Controversies about the nature of grace and the constraints, if any, on where and how it might flow figured importantly in the Protestant Reformation. In England and America, where Puritans carried forward the Reformers' belief in the priesthood of all believers, and in the personal receipt of grace as the only means of salvation, these controversies centered on debates about the Holy Spirit and whether its empowerment of individual conscience might transcend clerical or even biblical authority. The ostensible target of Puritan resistance to human efforts to control the pathways of divine grace was, of course, the Roman Church and its priests and sacraments. But as Michael Winship shows, Puritans [End Page 117] in early-seventeenth-century New England directed the real fire of their animosity against one another.

Professor Winship provides a fresh account of the famous battle between the conservative and moderate leaders of the first generation of New England Puritans—Thomas Shepard, Thomas Hooker, and John Winthrop—on one hand, and more radical proponents of free grace—John Cotton, Henry Vane, and Anne Hutchinson—on the other. This book goes beyond previous histories of the controversy in its thoroughness in tracing the escalating religious tension that almost broke up the Puritan settlement in Boston, and in its identification of crucial turning points where people might have behaved differently, and history might have taken a different course. In this highly readable book, Winship reconstructs events and motivations to the best of his considerable abilities, not oblivious to his own interpretive hand, but not invested in one theology or ideology either.

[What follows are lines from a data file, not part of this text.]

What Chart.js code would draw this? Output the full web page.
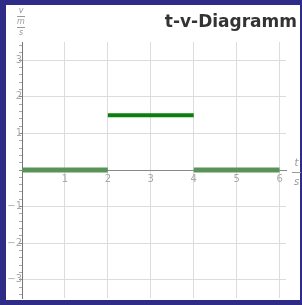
<!DOCTYPE html>
<html>
<head>
<meta charset="utf-8">
<script src="https://cdn.jsdelivr.net/npm/chart.js@4/dist/chart.umd.min.js"></script>
<style>
  body { margin: 0; background: #fff; }
  #wrap { position: relative; width: 302px; height: 305px; overflow: hidden; }
  #frame {
    position: absolute; left: 0; top: 0; width: 302px; height: 305px;
    box-sizing: border-box; pointer-events: none;
    border-style: solid; border-color: #2e2c86;
    border-width: 5px 2px 5px 6px;
  }
  .txt { position: absolute; font-family: "DejaVu Sans", sans-serif; color: #999; }
  #title { right: 5px; top: 11px; font-weight: bold; font-size: 17px; color: #333; white-space: nowrap; }
  .frac { position: absolute; font-family: "DejaVu Sans", sans-serif; font-style: italic; color: #999;
          text-align: center; line-height: 1; }
  .frac span { display: block; }
  .frac hr { border: 0; border-top: 1px solid #999; margin: 1px 0; }
</style>
</head>
<body>
<div id="wrap">
  <canvas id="c" width="302" height="305"></canvas>
  <div id="frame"></div>
  <div id="title" class="txt">t-v-Diagramm</div>
  <div class="frac" style="left:17px; top:7px; width:8px; font-size:8px;">
    <span>v</span><hr><span>m</span><hr><span>s</span>
  </div>
  <div class="frac" style="left:292px; top:158px; width:9px; font-size:10px;">
    <span>t</span><hr style="margin:4px 0"><span>s</span>
  </div>
</div>
<script>
// time segments (s) and velocity (m/s)
const tStart = [0, 2, 4];
const tEnd = [2, 4, 6];
const velocity = [0, 1.5, 0];
const segColors = ['#5a935a', '#0b7f0b', '#5a935a'];
const segWidths = [5, 4, 5];

// axis ticks
const xTicks = [0, 1, 2, 3, 4, 5, 6];
const yTicks = [-3, -2, -1, 0, 1, 2, 3];
const yMinorStep = 0.2;

const isMajorY = v => yTicks.some(t => Math.abs(t - v) < 1e-6);

const yTickList = [];
for (let k = -17; k <= 17; k++) yTickList.push(Math.round(k * yMinorStep * 10) / 10);

const datasets = tStart.map((t, i) => ({
  data: [{ x: t, y: velocity[i] }, { x: tEnd[i], y: velocity[i] }],
  borderColor: segColors[i],
  borderWidth: segWidths[i],
  borderCapStyle: 'butt',
  pointRadius: 0,
  fill: false
}));

new Chart(document.getElementById('c'), {
  type: 'line',
  data: { datasets },
  options: {
    responsive: false,
    animation: false,
    layout: { padding: { left: 22, top: 42, right: 16, bottom: 5 } },
    plugins: { legend: { display: false }, tooltip: { enabled: false } },
    scales: {
      x: {
        type: 'linear',
        position: { y: 0 },
        min: 0,
        max: 6.15,
        afterBuildTicks: scale => { scale.ticks = xTicks.map(v => ({ value: v })); },
        ticks: {
          autoSkip: false,
          padding: 3,
          color: '#aaa',
          font: { size: 10, family: 'DejaVu Sans' },
          maxRotation: 0,
          callback: v => (v === 0 ? '' : String(v))
        },
        grid: {
          drawTicks: false,
          color: c => (c.tick.value === 0 ? 'rgba(0,0,0,0)' : '#dcdcdc')
        },
        border: { display: true, color: '#888', width: 1 }
      },
      y: {
        type: 'linear',
        position: { x: 0 },
        min: -3.5,
        max: 3.5,
        afterBuildTicks: scale => { scale.ticks = yTickList.map(v => ({ value: v })); },
        ticks: {
          autoSkip: false,
          padding: 1,
          color: '#aaa',
          font: { size: 10, family: 'DejaVu Sans' },
          callback: v => {
            if (!isMajorY(v) || Math.abs(v) < 1e-6) return '';
            const r = Math.round(v);
            return r < 0 ? '\u2212' + Math.abs(r) : String(r);
          }
        },
        grid: {
          tickLength: 3,
          color: c => (isMajorY(c.tick.value) && Math.abs(c.tick.value) > 1e-6 ? '#dcdcdc' : 'rgba(0,0,0,0)'),
          tickColor: c => (isMajorY(c.tick.value) ? '#888' : '#aaa')
        },
        border: { display: true, color: '#777', width: 1 }
      }
    }
  }
});
</script>
</body>
</html>
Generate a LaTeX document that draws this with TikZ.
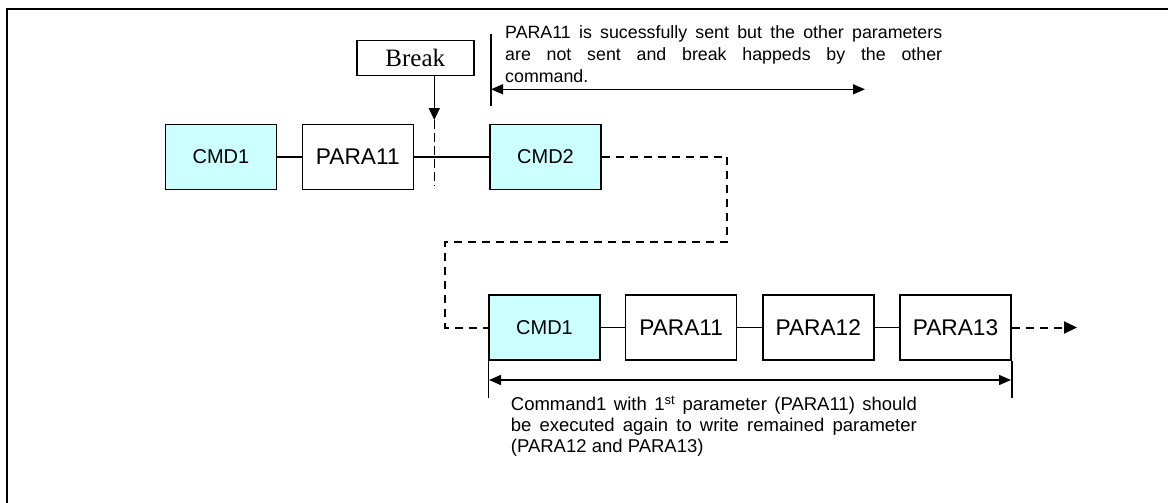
\documentclass[tikz,border=0pt]{standalone}
\usepackage{fontspec}
\setmainfont{Liberation Sans}
\newfontfamily\brkfont{Liberation Serif}
\usetikzlibrary{arrows.meta}
\definecolor{cmdcyan}{RGB}{204,255,255}
\begin{document}
\begin{tikzpicture}[x=1pt,y=-1pt,
  box/.style={draw, line width=1.5pt, minimum width=111pt, minimum height=65pt, inner sep=0pt},
  cmdbox/.style={box, fill=cmdcyan, font=\fontsize{20}{24}\selectfont},
  parabox/.style={box, fill=white, font=\fontsize{22.7}{27}\selectfont},
  link/.style={line width=1.5pt},
  dashlink/.style={line width=2pt, dash pattern=on 8pt off 6pt},
  tipend/.style={-{Triangle[length=12pt,width=11pt]}},
  tipboth/.style={{Triangle[length=12pt,width=10pt]}-{Triangle[length=12pt,width=10pt]}},
]
\useasboundingbox (0,0) rectangle (1168,503);
% frame (only top and left edges visible)
\draw[line width=2.2pt] (1170,9) -- (7,9) -- (7,505);

% upper row
\node[cmdbox] (c1) at (220.9,157) {CMD1};
\node[parabox] (p11) at (357.8,157) {PARA11};
\node[cmdbox] (c2) at (545.5,157) {CMD2};
\draw[link] (c1) -- (p11);
\draw[link] (p11) -- (c2);

% break
\node[box, minimum width=117pt, minimum height=35pt, font=\brkfont\fontsize{25}{30}\selectfont] (brk) at (415.3,58.2) {Break};
\coordinate (cut) at (434.3,120);
\coordinate (cutend) at (434.3,186);
\draw[link, tipend] (brk.south -| cut) -- (cut);
\draw[line width=1.2pt, dash pattern=on 9pt off 4pt] (cut) -- (cutend);

% upper annotation
\coordinate (aTop) at (491,34);
\coordinate (aBot) at (491,105.7);
\coordinate (aL) at (491,89.3);
\coordinate (aR) at (865,89.3);
\draw[link] (aTop) -- (aBot);
\draw[link, tipboth] (aL) -- (aR);
\node[anchor=base west, inner sep=0pt] (note1) at (505,38.5) {\fontsize{17.8}{22}\selectfont\vtop{\hsize=437pt \parindent=0pt
  \makebox[437pt][s]{PARA11 is sucessfully sent but the other parameters}\par
  \makebox[437pt][s]{are not sent and break happeds by the other}\par
  command.}};

% lower row
\node[cmdbox] (lc1) at (544.5,327.5) {CMD1};
\node[parabox] (lp11) at (681.2,327.5) {PARA11};
\node[parabox] (lp12) at (818.3,327.5) {PARA12};
\node[parabox] (lp13) at (955.5,327.5) {PARA13};
\draw[link] (lc1) -- (lp11);
\draw[link] (lp11) -- (lp12);
\draw[link] (lp12) -- (lp13);

% dashed route from CMD2 to lower CMD1
\draw[dashlink] (c2.east) -| (727.3,242.3) -| (445,327.5) -- (lc1.west);

% continuation arrow
\coordinate (out) at (1077,327.5);
\draw[dashlink, -{Triangle[length=13pt,width=12pt]}] (lp13.east) -- (out);

% lower annotation
\coordinate (dL) at (489,380);
\coordinate (dR) at (1011,380);
\draw[link] (lc1.south west) -- +(0,37);
\draw[link] (lp13.south east) -- +(0,37);
\draw[link, tipboth] (dL) -- (dR);
\node[anchor=base west, inner sep=0pt] (note2) at (510.7,410.7) {\fontsize{18.5}{21}\selectfont\vtop{\hsize=406pt \parindent=0pt
  \makebox[406pt][s]{Command1 with 1\textsuperscript{st} parameter (PARA11) should}\par
  \makebox[406pt][s]{be executed again to write remained parameter}\par
  (PARA12 and PARA13)}};
\end{tikzpicture}
\end{document}
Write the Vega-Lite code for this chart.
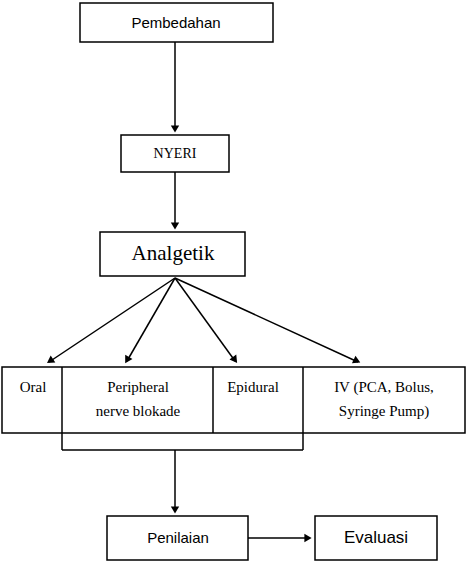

The upshot of the story is that the proponents of free grace developed in symbiotic relationship with the militant defenders of social order and religious self-discipline. Shepard's growing concern about the pretentious, self-aggrandizing, and self-deluding aspects of Cotton's theology helped create a situation in which more mystical, intuitive types, like Cotton and Hutchinson, felt compelled to defend themselves. Shepard's increasingly venomous conservatism drove Hutchinson further toward radicalism, and her growing radicalism, in turn, pulled the relatively moderate Winthrop into the fray as her chief legal opponent. Winthrop's lead role in Hutchinson's banishment generated widespread resentment in Boston, which led to his unseating as Governor of the Massachusetts Bay Colony, and to the election of the religious radical, Henry Vane. Although short-lived, Vane's governorship had the further unsettling effect of calling unfavorable attention in England, where Vane was prominent and well regarded, to intolerance and confusion in Boston.

In the most skillful way, Winship shows that advocates of free grace and proponents of religious intolerance were not simply adversaries, but also creatures of each other's imaginations. The implications of this conclusion are far-reaching. One need only think about the antagonism today between seekers and fundamentalists to appreciate the ongoing relevance of Winship's discoveries about the ways in which a tiny Puritan community in seventeenth-century New England established patterns of religious and cultural interaction that still persist in the United States today.